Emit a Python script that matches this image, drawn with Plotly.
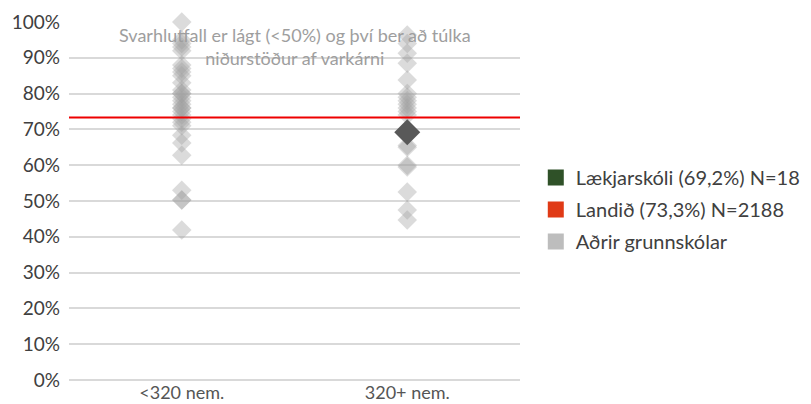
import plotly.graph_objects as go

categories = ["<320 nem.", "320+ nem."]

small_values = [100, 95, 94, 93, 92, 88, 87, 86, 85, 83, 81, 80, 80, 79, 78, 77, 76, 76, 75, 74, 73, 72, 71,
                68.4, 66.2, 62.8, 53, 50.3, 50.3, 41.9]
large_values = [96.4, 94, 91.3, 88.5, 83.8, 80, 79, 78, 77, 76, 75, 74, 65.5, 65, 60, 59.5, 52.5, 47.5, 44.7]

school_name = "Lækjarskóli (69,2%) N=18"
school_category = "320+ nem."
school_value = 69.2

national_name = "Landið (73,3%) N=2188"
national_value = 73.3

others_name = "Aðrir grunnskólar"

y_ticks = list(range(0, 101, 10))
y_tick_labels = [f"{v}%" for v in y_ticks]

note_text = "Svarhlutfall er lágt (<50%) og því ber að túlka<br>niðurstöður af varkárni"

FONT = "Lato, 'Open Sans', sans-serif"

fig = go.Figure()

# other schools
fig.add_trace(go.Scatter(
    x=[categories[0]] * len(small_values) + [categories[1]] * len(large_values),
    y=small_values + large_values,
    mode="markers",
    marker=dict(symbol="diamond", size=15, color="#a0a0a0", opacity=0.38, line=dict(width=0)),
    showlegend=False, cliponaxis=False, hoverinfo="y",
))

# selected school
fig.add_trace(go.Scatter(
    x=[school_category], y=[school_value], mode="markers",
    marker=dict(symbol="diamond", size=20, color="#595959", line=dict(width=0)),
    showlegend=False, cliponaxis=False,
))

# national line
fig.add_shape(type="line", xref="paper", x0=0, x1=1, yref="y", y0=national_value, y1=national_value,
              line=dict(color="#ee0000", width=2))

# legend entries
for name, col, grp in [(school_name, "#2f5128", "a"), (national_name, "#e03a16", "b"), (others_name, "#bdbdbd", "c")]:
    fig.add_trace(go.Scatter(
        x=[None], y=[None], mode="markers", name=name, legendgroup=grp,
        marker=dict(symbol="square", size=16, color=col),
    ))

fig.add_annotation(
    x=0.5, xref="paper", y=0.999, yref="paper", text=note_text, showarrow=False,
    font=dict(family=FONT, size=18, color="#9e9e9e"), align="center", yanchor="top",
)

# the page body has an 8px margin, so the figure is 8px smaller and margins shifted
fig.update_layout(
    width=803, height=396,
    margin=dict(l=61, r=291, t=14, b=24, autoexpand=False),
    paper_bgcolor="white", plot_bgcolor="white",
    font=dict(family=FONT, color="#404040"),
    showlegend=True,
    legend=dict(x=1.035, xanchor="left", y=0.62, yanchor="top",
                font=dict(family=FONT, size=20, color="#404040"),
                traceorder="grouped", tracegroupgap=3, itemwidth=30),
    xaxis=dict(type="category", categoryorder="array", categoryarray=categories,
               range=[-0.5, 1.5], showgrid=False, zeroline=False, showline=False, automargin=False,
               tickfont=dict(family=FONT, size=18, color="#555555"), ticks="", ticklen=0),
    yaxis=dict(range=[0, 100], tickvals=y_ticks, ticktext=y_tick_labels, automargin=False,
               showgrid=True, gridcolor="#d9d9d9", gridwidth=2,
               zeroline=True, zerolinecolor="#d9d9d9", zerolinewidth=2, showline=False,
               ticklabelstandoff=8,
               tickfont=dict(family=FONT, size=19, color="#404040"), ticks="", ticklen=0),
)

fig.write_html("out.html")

##########

• _To do_:
Reproduce the material in full, word for word, and omit the pictures.

• _Solution to the problem_:
Emit a Python script that matches this image, drawn with Plotly.
import plotly.graph_objects as go

categories = ["<320 nem.", "320+ nem."]

small_values = [100, 95, 94, 93, 92, 88, 87, 86, 85, 83, 81, 80, 80, 79, 78, 77, 76, 76, 75, 74, 73, 72, 71,
                68.4, 66.2, 62.8, 53, 50.3, 50.3, 41.9]
large_values = [96.4, 94, 91.3, 88.5, 83.8, 80, 79, 78, 77, 76, 75, 74, 65.5, 65, 60, 59.5, 52.5, 47.5, 44.7]

school_name = "Lækjarskóli (69,2%) N=18"
school_category = "320+ nem."
school_value = 69.2

national_name = "Landið (73,3%) N=2188"
national_value = 73.3

others_name = "Aðrir grunnskólar"

y_ticks = list(range(0, 101, 10))
y_tick_labels = [f"{v}%" for v in y_ticks]

note_text = "Svarhlutfall er lágt (<50%) og því ber að túlka<br>niðurstöður af varkárni"

FONT = "Lato, 'Open Sans', sans-serif"

fig = go.Figure()

# other schools
fig.add_trace(go.Scatter(
    x=[categories[0]] * len(small_values) + [categories[1]] * len(large_values),
    y=small_values + large_values,
    mode="markers",
    marker=dict(symbol="diamond", size=15, color="#a0a0a0", opacity=0.38, line=dict(width=0)),
    showlegend=False, cliponaxis=False, hoverinfo="y",
))

# selected school
fig.add_trace(go.Scatter(
    x=[school_category], y=[school_value], mode="markers",
    marker=dict(symbol="diamond", size=20, color="#595959", line=dict(width=0)),
    showlegend=False, cliponaxis=False,
))

# national line
fig.add_shape(type="line", xref="paper", x0=0, x1=1, yref="y", y0=national_value, y1=national_value,
              line=dict(color="#ee0000", width=2))

# legend entries
for name, col, grp in [(school_name, "#2f5128", "a"), (national_name, "#e03a16", "b"), (others_name, "#bdbdbd", "c")]:
    fig.add_trace(go.Scatter(
        x=[None], y=[None], mode="markers", name=name, legendgroup=grp,
        marker=dict(symbol="square", size=16, color=col),
    ))

fig.add_annotation(
    x=0.5, xref="paper", y=0.999, yref="paper", text=note_text, showarrow=False,
    font=dict(family=FONT, size=18, color="#9e9e9e"), align="center", yanchor="top",
)

# the page body has an 8px margin, so the figure is 8px smaller and margins shifted
fig.update_layout(
    width=803, height=396,
    margin=dict(l=61, r=291, t=14, b=24, autoexpand=False),
    paper_bgcolor="white", plot_bgcolor="white",
    font=dict(family=FONT, color="#404040"),
    showlegend=True,
    legend=dict(x=1.035, xanchor="left", y=0.62, yanchor="top",
                font=dict(family=FONT, size=20, color="#404040"),
                traceorder="grouped", tracegroupgap=3, itemwidth=30),
    xaxis=dict(type="category", categoryorder="array", categoryarray=categories,
               range=[-0.5, 1.5], showgrid=False, zeroline=False, showline=False, automargin=False,
               tickfont=dict(family=FONT, size=18, color="#555555"), ticks="", ticklen=0),
    yaxis=dict(range=[0, 100], tickvals=y_ticks, ticktext=y_tick_labels, automargin=False,
               showgrid=True, gridcolor="#d9d9d9", gridwidth=2,
               zeroline=True, zerolinecolor="#d9d9d9", zerolinewidth=2, showline=False,
               ticklabelstandoff=8,
               tickfont=dict(family=FONT, size=19, color="#404040"), ticks="", ticklen=0),
)

fig.write_html("out.html")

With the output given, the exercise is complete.